§ Task directions:
Make an exact copy of the data below, leaving out every picture.

______________________________

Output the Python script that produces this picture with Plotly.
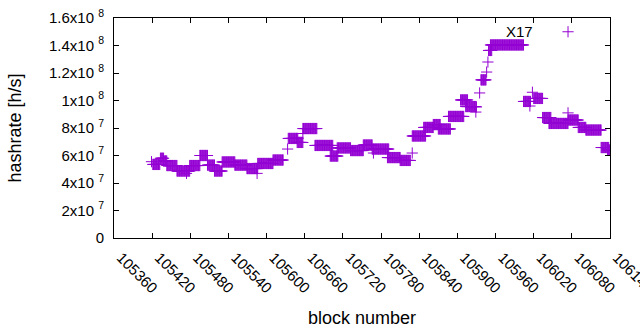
import plotly.graph_objects as go

# Run-length encoded hashrate readings: block range [start, end] with a constant value (h/s)
run_start = [105419, 105421, 105433, 105438, 105443, 105459, 105474, 105479, 105495, 105507,
             105518, 105530, 105550, 105569, 105585, 105586, 105610, 105633, 105634, 105648,
             105657, 105657, 105676, 105700, 105711, 105732, 105752, 105766, 105768, 105790,
             105810, 105829, 105829, 105847, 105862, 105870, 105886, 105905, 105913, 105929,
             105930, 105935, 105937, 105946, 105948, 105949, 105952, 106004, 106014, 106018,
             106020, 106034, 106044, 106074, 106074, 106090, 106102, 106126, 106136, 106074]
run_end = [105419, 105432, 105438, 105443, 105459, 105479, 105474, 105495, 105507, 105518,
           105530, 105550, 105569, 105586, 105585, 105610, 105626, 105633, 105649, 105657,
           105657, 105679, 105704, 105712, 105732, 105752, 105766, 105792, 105768, 105810,
           105826, 105829, 105850, 105862, 105873, 105889, 105910, 105916, 105929, 105929,
           105930, 105935, 105945, 105946, 105948, 105954, 106004, 106015, 106014, 106018,
           106034, 106047, 106074, 106074, 106090, 106102, 106126, 106138, 106140, 106074]
run_value = [55.5e6, 53.5e6, 58.0e6, 56.0e6, 52.7e6, 48.7e6, 47.0e6, 52.7e6, 60.0e6, 53.0e6,
             48.7e6, 55.3e6, 53.0e6, 50.5e6, 47.0e6, 54.2e6, 56.7e6, 64.7e6, 72.4e6, 69.5e6,
             76.0e6, 79.6e6, 67.3e6, 59.6e6, 65.5e6, 63.6e6, 67.6e6, 64.7e6, 61.8e6, 58.5e6,
             56.4e6, 61.8e6, 74.2e6, 80.4e6, 82.5e6, 79.3e6, 88.4e6, 100.4e6, 95.6e6, 91.6e6,
             95.3e6, 105.5e6, 115.0e6, 120.7e6, 128.0e6, 136.4e6, 140.4e6, 99.3e6, 96.0e6, 106.0e6,
             101.5e6, 87.6e6, 83.3e6, 91.0e6, 85.8e6, 80.4e6, 78.5e6, 65.8e6, 64.0e6, 150.0e6]

x_ticks = [105360, 105420, 105480, 105540, 105600, 105660, 105720, 105780,
           105840, 105900, 105960, 106020, 106080, 106140]
y_ticks = [0, 2e7, 4e7, 6e7, 8e7, 1e8, 1.2e8, 1.4e8, 1.6e8]
y_tick_text = ["0", "2x10\u00a0<sup>7</sup>", "4x10\u00a0<sup>7</sup>", "6x10\u00a0<sup>7</sup>",
               "8x10\u00a0<sup>7</sup>", "1x10\u00a0<sup>8</sup>", "1.2x10\u00a0<sup>8</sup>",
               "1.4x10\u00a0<sup>8</sup>", "1.6x10\u00a0<sup>8</sup>"]
label_text = "X17"
label_x = 105997
label_y = 1.5e8

# decode runs into per-block points
blocks, rates = [], []
for s, e, v in zip(run_start, run_end, run_value):
    for b in range(s, e + 1):
        blocks.append(b)
        rates.append(v)

color = "#9400D3"
fig = go.Figure()
fig.add_trace(go.Scatter(
    x=blocks, y=rates, mode="markers",
    marker=dict(symbol="cross-thin", size=8, color=color,
                line=dict(width=1, color=color)),
    showlegend=False, hoverinfo="skip"))

fig.add_annotation(x=label_x, y=label_y, text=label_text, showarrow=False,
                   xanchor="center", yanchor="middle",
                   font=dict(size=15, color="black"))

font_family = "Liberation Sans, Arial, sans-serif"
fig.update_layout(
    width=640, height=330,
    margin=dict(l=114, r=30, t=18, b=92),
    paper_bgcolor="white", plot_bgcolor="white",
    font=dict(family=font_family, size=15, color="black"),
    xaxis=dict(range=[105360, 106140], tickvals=x_ticks,
               ticktext=[str(t) for t in x_ticks], tickangle=45,
               ticklabeloverflow="allow", ticklabelstandoff=4, ticklabelshift=7,
               ticks="inside", ticklen=5, tickcolor="black", mirror="allticks",
               showline=True, linecolor="black", linewidth=1,
               showgrid=False, zeroline=False,
               title=dict(text="block number", standoff=16),
               automargin=False),
    yaxis=dict(range=[0, 1.6e8], tickvals=y_ticks, ticktext=y_tick_text,
               ticks="inside", ticklen=5, tickcolor="black", mirror="allticks",
               showline=True, linecolor="black", linewidth=1,
               showgrid=False, zeroline=False, ticklabelstandoff=6,
               title=dict(text="hashrate [h/s]", standoff=22),
               automargin=False),
)

fig.write_html("out.html", config={"displayModeBar": False},
               post_script="document.body.style.margin='0';document.body.style.padding='0';")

______________________________

§ The output:
Output the Python script that produces this picture with Plotly.
import plotly.graph_objects as go

# Run-length encoded hashrate readings: block range [start, end] with a constant value (h/s)
run_start = [105419, 105421, 105433, 105438, 105443, 105459, 105474, 105479, 105495, 105507,
             105518, 105530, 105550, 105569, 105585, 105586, 105610, 105633, 105634, 105648,
             105657, 105657, 105676, 105700, 105711, 105732, 105752, 105766, 105768, 105790,
             105810, 105829, 105829, 105847, 105862, 105870, 105886, 105905, 105913, 105929,
             105930, 105935, 105937, 105946, 105948, 105949, 105952, 106004, 106014, 106018,
             106020, 106034, 106044, 106074, 106074, 106090, 106102, 106126, 106136, 106074]
run_end = [105419, 105432, 105438, 105443, 105459, 105479, 105474, 105495, 105507, 105518,
           105530, 105550, 105569, 105586, 105585, 105610, 105626, 105633, 105649, 105657,
           105657, 105679, 105704, 105712, 105732, 105752, 105766, 105792, 105768, 105810,
           105826, 105829, 105850, 105862, 105873, 105889, 105910, 105916, 105929, 105929,
           105930, 105935, 105945, 105946, 105948, 105954, 106004, 106015, 106014, 106018,
           106034, 106047, 106074, 106074, 106090, 106102, 106126, 106138, 106140, 106074]
run_value = [55.5e6, 53.5e6, 58.0e6, 56.0e6, 52.7e6, 48.7e6, 47.0e6, 52.7e6, 60.0e6, 53.0e6,
             48.7e6, 55.3e6, 53.0e6, 50.5e6, 47.0e6, 54.2e6, 56.7e6, 64.7e6, 72.4e6, 69.5e6,
             76.0e6, 79.6e6, 67.3e6, 59.6e6, 65.5e6, 63.6e6, 67.6e6, 64.7e6, 61.8e6, 58.5e6,
             56.4e6, 61.8e6, 74.2e6, 80.4e6, 82.5e6, 79.3e6, 88.4e6, 100.4e6, 95.6e6, 91.6e6,
             95.3e6, 105.5e6, 115.0e6, 120.7e6, 128.0e6, 136.4e6, 140.4e6, 99.3e6, 96.0e6, 106.0e6,
             101.5e6, 87.6e6, 83.3e6, 91.0e6, 85.8e6, 80.4e6, 78.5e6, 65.8e6, 64.0e6, 150.0e6]

x_ticks = [105360, 105420, 105480, 105540, 105600, 105660, 105720, 105780,
           105840, 105900, 105960, 106020, 106080, 106140]
y_ticks = [0, 2e7, 4e7, 6e7, 8e7, 1e8, 1.2e8, 1.4e8, 1.6e8]
y_tick_text = ["0", "2x10\u00a0<sup>7</sup>", "4x10\u00a0<sup>7</sup>", "6x10\u00a0<sup>7</sup>",
               "8x10\u00a0<sup>7</sup>", "1x10\u00a0<sup>8</sup>", "1.2x10\u00a0<sup>8</sup>",
               "1.4x10\u00a0<sup>8</sup>", "1.6x10\u00a0<sup>8</sup>"]
label_text = "X17"
label_x = 105997
label_y = 1.5e8

# decode runs into per-block points
blocks, rates = [], []
for s, e, v in zip(run_start, run_end, run_value):
    for b in range(s, e + 1):
        blocks.append(b)
        rates.append(v)

color = "#9400D3"
fig = go.Figure()
fig.add_trace(go.Scatter(
    x=blocks, y=rates, mode="markers",
    marker=dict(symbol="cross-thin", size=8, color=color,
                line=dict(width=1, color=color)),
    showlegend=False, hoverinfo="skip"))

fig.add_annotation(x=label_x, y=label_y, text=label_text, showarrow=False,
                   xanchor="center", yanchor="middle",
                   font=dict(size=15, color="black"))

font_family = "Liberation Sans, Arial, sans-serif"
fig.update_layout(
    width=640, height=330,
    margin=dict(l=114, r=30, t=18, b=92),
    paper_bgcolor="white", plot_bgcolor="white",
    font=dict(family=font_family, size=15, color="black"),
    xaxis=dict(range=[105360, 106140], tickvals=x_ticks,
               ticktext=[str(t) for t in x_ticks], tickangle=45,
               ticklabeloverflow="allow", ticklabelstandoff=4, ticklabelshift=7,
               ticks="inside", ticklen=5, tickcolor="black", mirror="allticks",
               showline=True, linecolor="black", linewidth=1,
               showgrid=False, zeroline=False,
               title=dict(text="block number", standoff=16),
               automargin=False),
    yaxis=dict(range=[0, 1.6e8], tickvals=y_ticks, ticktext=y_tick_text,
               ticks="inside", ticklen=5, tickcolor="black", mirror="allticks",
               showline=True, linecolor="black", linewidth=1,
               showgrid=False, zeroline=False, ticklabelstandoff=6,
               title=dict(text="hashrate [h/s]", standoff=22),
               automargin=False),
)

fig.write_html("out.html", config={"displayModeBar": False},
               post_script="document.body.style.margin='0';document.body.style.padding='0';")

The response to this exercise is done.